▶ Problem requirements: Transcribe the material exactly. Images do not belong in the copy.

# # #

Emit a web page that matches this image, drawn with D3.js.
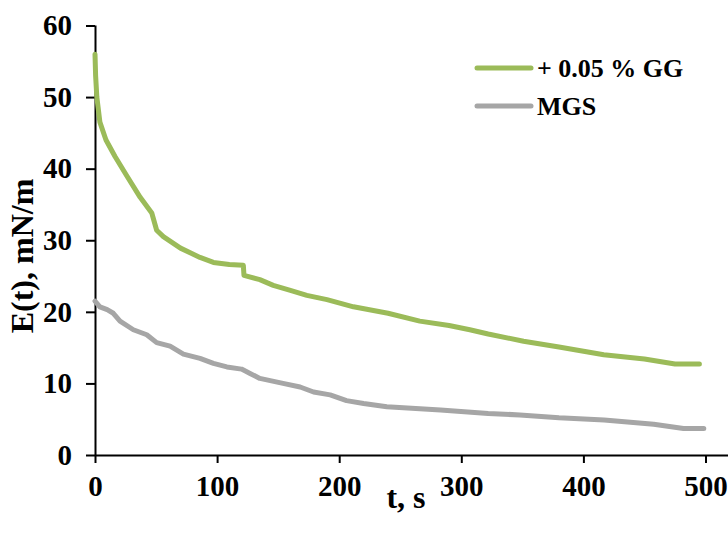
<!DOCTYPE html>
<html><head><meta charset="utf-8">
<script src="https://cdn.jsdelivr.net/npm/d3@7"></script>
<style>body{margin:0;background:#fff}svg text{font-family:"Liberation Serif","Times New Roman",serif;font-weight:bold;fill:#000}</style>
</head><body><svg id="c" width="728" height="540"></svg>
<script>
const seriesNames = ["+ 0.05 % GG", "MGS"];
const seriesColors = ["#9BBB59", "#A6A6A6"];
const ggTime = [0,0.5,1.5,4,9,16.4,26,37,46.5,50.5,56,70,86,97,110,121.5,122,135,146,160,173.5,190,211.7,240,266,290,307,322,351,380,416.7,450,475,495];
const ggE    = [56,53,50,46.5,44,41.7,39,36,33.8,31.4,30.5,28.9,27.6,26.9,26.6,26.5,25.1,24.5,23.7,23.0,22.3,21.7,20.7,19.8,18.7,18.1,17.5,16.9,15.9,15.1,14.0,13.4,12.7,12.7];
const mgsTime = [0,4,10,15,20.5,31.4,42.4,50.5,61.5,72.4,86,97,108,120,127,135,154,168,179,192.6,206,220,239,283,322,348,380,417,457.6,482,498.6];
const mgsE    = [21.5,20.7,20.3,19.8,18.7,17.5,16.8,15.7,15.2,14.1,13.5,12.8,12.3,12.0,11.4,10.7,10.0,9.5,8.8,8.4,7.6,7.2,6.75,6.3,5.8,5.6,5.2,4.9,4.3,3.7,3.7];
const xTicks = [0,100,200,300,400,500];
const yTicks = [0,10,20,30,40,50,60];
const xTitle = "t, s", yTitle = "E(t), mN/m";

const svg = d3.select("#c");
const x = d3.scaleLinear().domain([0,500]).range([95,705.5]);
const y = d3.scaleLinear().domain([0,60]).range([455,25.5]);

const xAxis = svg.append("g").attr("transform","translate(0,455)")
  .call(d3.axisBottom(x).tickValues(xTicks).tickSize(8).tickPadding(12).tickFormat(d3.format("d")));
xAxis.select(".domain").attr("d","M95,0.5H728");
const yAxis = svg.append("g").attr("transform","translate(95,0)")
  .call(d3.axisLeft(y).tickValues(yTicks).tickSize(9).tickPadding(14).tickFormat(d3.format("d")));
yAxis.select(".domain").attr("d","M0.5,"+y(60)+"V455");
svg.selectAll(".tick line").attr("stroke","#000").attr("stroke-width",2);
svg.selectAll(".domain").attr("stroke","#000").attr("stroke-width",2);
svg.selectAll(".tick text").style("font-size","29px").style("font-family","Liberation Serif").style("font-weight","bold");

const line = d3.line().x(d=>x(d[0])).y(d=>y(d[1]));
const data = [d3.zip(ggTime, ggE), d3.zip(mgsTime, mgsE)];
svg.selectAll("path.s").data(data).enter().append("path").attr("class","s")
  .attr("d",line).attr("fill","none").attr("stroke",(d,i)=>seriesColors[i])
  .attr("stroke-width",5).attr("stroke-linejoin","round").attr("stroke-linecap","round");

svg.append("text").attr("x",406).attr("y",508).attr("text-anchor","middle").style("font-size","32px").text(xTitle);
svg.append("text").attr("transform","translate(33,256) rotate(-90)").attr("text-anchor","middle").style("font-size","32px").text(yTitle);

const lg = svg.append("g");
seriesNames.forEach((n,i)=>{
  const yy = 68 + i*38;
  lg.append("line").attr("x1",477).attr("x2",531).attr("y1",yy).attr("y2",yy)
    .attr("stroke",seriesColors[i]).attr("stroke-width",5).attr("stroke-linecap","round");
  lg.append("text").attr("x",537).attr("y",yy+9).style("font-size","26px").text(n);
});
</script></body></html>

# # #

▶ Full output:
Emit a web page that matches this image, drawn with D3.js.
<!DOCTYPE html>
<html><head><meta charset="utf-8">
<script src="https://cdn.jsdelivr.net/npm/d3@7"></script>
<style>body{margin:0;background:#fff}svg text{font-family:"Liberation Serif","Times New Roman",serif;font-weight:bold;fill:#000}</style>
</head><body><svg id="c" width="728" height="540"></svg>
<script>
const seriesNames = ["+ 0.05 % GG", "MGS"];
const seriesColors = ["#9BBB59", "#A6A6A6"];
const ggTime = [0,0.5,1.5,4,9,16.4,26,37,46.5,50.5,56,70,86,97,110,121.5,122,135,146,160,173.5,190,211.7,240,266,290,307,322,351,380,416.7,450,475,495];
const ggE    = [56,53,50,46.5,44,41.7,39,36,33.8,31.4,30.5,28.9,27.6,26.9,26.6,26.5,25.1,24.5,23.7,23.0,22.3,21.7,20.7,19.8,18.7,18.1,17.5,16.9,15.9,15.1,14.0,13.4,12.7,12.7];
const mgsTime = [0,4,10,15,20.5,31.4,42.4,50.5,61.5,72.4,86,97,108,120,127,135,154,168,179,192.6,206,220,239,283,322,348,380,417,457.6,482,498.6];
const mgsE    = [21.5,20.7,20.3,19.8,18.7,17.5,16.8,15.7,15.2,14.1,13.5,12.8,12.3,12.0,11.4,10.7,10.0,9.5,8.8,8.4,7.6,7.2,6.75,6.3,5.8,5.6,5.2,4.9,4.3,3.7,3.7];
const xTicks = [0,100,200,300,400,500];
const yTicks = [0,10,20,30,40,50,60];
const xTitle = "t, s", yTitle = "E(t), mN/m";

const svg = d3.select("#c");
const x = d3.scaleLinear().domain([0,500]).range([95,705.5]);
const y = d3.scaleLinear().domain([0,60]).range([455,25.5]);

const xAxis = svg.append("g").attr("transform","translate(0,455)")
  .call(d3.axisBottom(x).tickValues(xTicks).tickSize(8).tickPadding(12).tickFormat(d3.format("d")));
xAxis.select(".domain").attr("d","M95,0.5H728");
const yAxis = svg.append("g").attr("transform","translate(95,0)")
  .call(d3.axisLeft(y).tickValues(yTicks).tickSize(9).tickPadding(14).tickFormat(d3.format("d")));
yAxis.select(".domain").attr("d","M0.5,"+y(60)+"V455");
svg.selectAll(".tick line").attr("stroke","#000").attr("stroke-width",2);
svg.selectAll(".domain").attr("stroke","#000").attr("stroke-width",2);
svg.selectAll(".tick text").style("font-size","29px").style("font-family","Liberation Serif").style("font-weight","bold");

const line = d3.line().x(d=>x(d[0])).y(d=>y(d[1]));
const data = [d3.zip(ggTime, ggE), d3.zip(mgsTime, mgsE)];
svg.selectAll("path.s").data(data).enter().append("path").attr("class","s")
  .attr("d",line).attr("fill","none").attr("stroke",(d,i)=>seriesColors[i])
  .attr("stroke-width",5).attr("stroke-linejoin","round").attr("stroke-linecap","round");

svg.append("text").attr("x",406).attr("y",508).attr("text-anchor","middle").style("font-size","32px").text(xTitle);
svg.append("text").attr("transform","translate(33,256) rotate(-90)").attr("text-anchor","middle").style("font-size","32px").text(yTitle);

const lg = svg.append("g");
seriesNames.forEach((n,i)=>{
  const yy = 68 + i*38;
  lg.append("line").attr("x1",477).attr("x2",531).attr("y1",yy).attr("y2",yy)
    .attr("stroke",seriesColors[i]).attr("stroke-width",5).attr("stroke-linecap","round");
  lg.append("text").attr("x",537).attr("y",yy+9).style("font-size","26px").text(n);
});
</script></body></html>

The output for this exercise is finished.